Je crois qu'il ne faut pas se précipiter. Chaque fois que nous avons headliné une tournée, nous tournions avec des groupes d'une popularité égale à la nôtre comme Crowbar ou Entombed. De plus, nous avons très peu tourné depuis "Inside the torn apart", et cela fait donc depuis un moment que les gens veulent nous voir ; et lorsque l'occasion de jouer se présente, nous fonçons, que cela soit pour jouer dans un festival gothique (!), avec Machine Head (! !) ou avec Cradle (! ! !). Le problème est que nous avons un management d'incapables.

Y-a-t-il une question que tu as toujours voulu qu'on te pose mais que personne ne t'a jamais posé ?

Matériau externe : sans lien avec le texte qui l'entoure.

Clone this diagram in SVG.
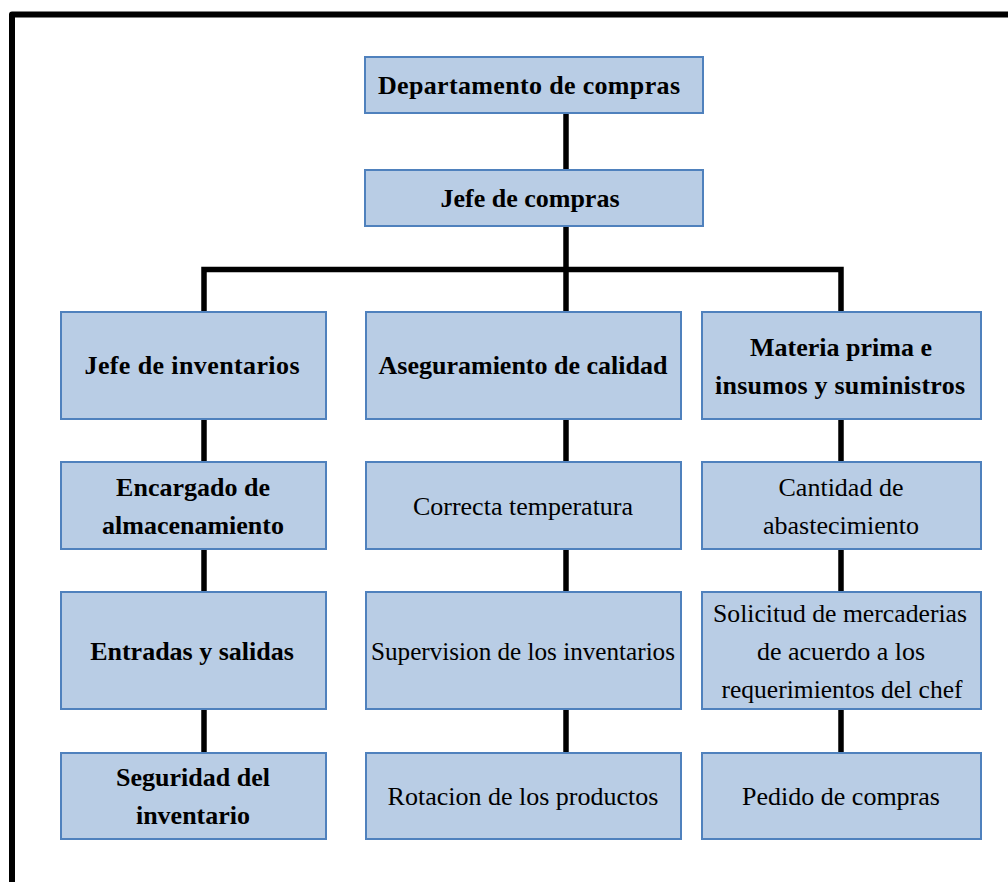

Je ne sais pas. Peut être que tout sera foutu dans cinq ans. Peut être que le nouvel album est moins bon que le précédent à en croire ce que disent certaines personnes. Je ne pense pas que l'on puisse comparer nos albums, car les différences entre chacun d'entre eux sont toujours drastiques. Nous voulons toujours créer, qu'il s'agisse de quelque chose de neuf ou non, mais avant tout créer. Peut être que dans quelques années, les gens comprendront notre point de vue (Web : ce que ces sales pseudo-journalistes devraient méditer...).